How BJP is reading Kerala's political shift
Inside the calculations of a party that now has genuine foothold in Kerala and no longer sees the state as unwinnable

The numbers tell one story. The politics beneath them tells quite another. V.D. Satheesan’s elevation as Kerala chief minister following the United Democratic Front’s (UDF) election sweep looks, on the surface, like a textbook democratic transition—an Opposition leader vindicated by voters and ascending to the office his campaign earned.
But in Kerala’s layered political culture, the manner of a succession often says as much as the succession itself. And the manner of this one has set off conversations that will outlast the honeymoon period of any new government. The central question being asked in political corridors, from Thiruvananthapuram to Kozhikode, is deceptively simple: who is the senior partner in the Congress-led UDF now?
No serious analyst of Kerala politics disputes the Indian Union Muslim League’s (IUML) electoral efficiency. Its strike rate, booth-level discipline and vote-transfer machinery are the envy of coalition managers across the country. The IUML, which contested 24 seats in the assembly elections, retained a win rate that comfortably outperformed the coalition average, holding firm across Malappuram while extending its organisational reach into segments where it had previously been a marginal presence.
Malappuram, the district most closely associated with the League’s dominance, recorded one of the highest voter turnouts, a fact that did not go unnoticed in either the Congress or BJP war-rooms. What the 2026 result has done is convert that operational superiority into visible political capital; and visibility, in coalition arithmetic, changes the nature of relationships.
The IUML’s early alignment behind Satheesan was rational politics. Satheesan had been the most consistent senior Congress voice defending the League against attacks from both the CPI(M) and the BJP. Coalition loyalty was being rewarded with coalition loyalty. That is how functioning alliances work.
With a far more powerful IUML now entrenched inside the UDF, the BJP sees an opportunity in accelerating its outreach among Christian groups as well as other Hindu communities. “With a formidable NDA (National Democratic Alliance) regime at the Centre, we hope that sooner or later these groups will realise that the BJP is now in a better position to defend their rights vis-a-vis the CPI(M) and Congress,” says a top BJP leader in New Delhi.
The BJP leader argued that over the last decade, the BJP has made inroads among Syrian Christian groups as well as some Roman Catholics, and intends to deepen that outreach further. The League’s growing assertiveness, visible most recently in its role in shaping the succession to Satheesan, has a longer and more complicated history than its current electoral performance suggests.

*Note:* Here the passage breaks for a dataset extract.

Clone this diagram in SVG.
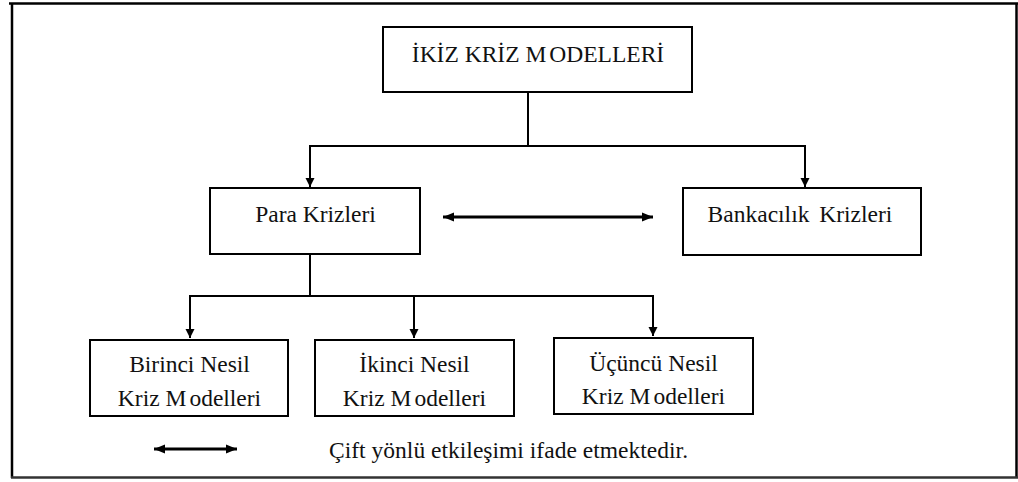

For decades, the IUML maintained an inconsistent relationship with several of Kerala’s Christian communities, despite the two groups sharing UDF membership and, in many constituencies, an implicit understanding that their electoral interests were complementary rather than competitive. That understanding has frayed in ways that the coalition’s public messaging has struggled to contain.
The friction has surfaced repeatedly around questions of institutional control, particularly in the education sector, where both communities operate extensive networks of aided colleges and schools. Disputes over minority institution autonomy, government regulatory oversight, and the distribution of aided posts have at various points placed League-aligned interests and Church-backed managements on opposing sides of the same policy argument.
The controversies surrounding the rationalisation of aided college posts in the late 2010s, for instance, saw Christian managements and IUML-affiliated institutions compete for protection under the same minority rights framework, producing tensions that occasionally spilled into open political disagreement within the UDF itself.
More visceral have been the confrontations over land and demographic anxieties in central Kerala. In districts such as Ernakulam, Thrissur and parts of Kottayam, sections of the Syrian Christian community have periodically expressed unease about changing land ownership patterns, migration flows from the north, and what some church leaders have described as the encroachment of Gulf-funded Islamic revivalism into previously mixed social landscapes.
These are not positions endorsed by mainstream Christian political leadership, and the institutional church has generally been careful to avoid direct confrontation with the League. But at the community level, the anxieties are real, and they circulate with particular intensity on digital platforms and in parish networks where institutional caution carries less weight.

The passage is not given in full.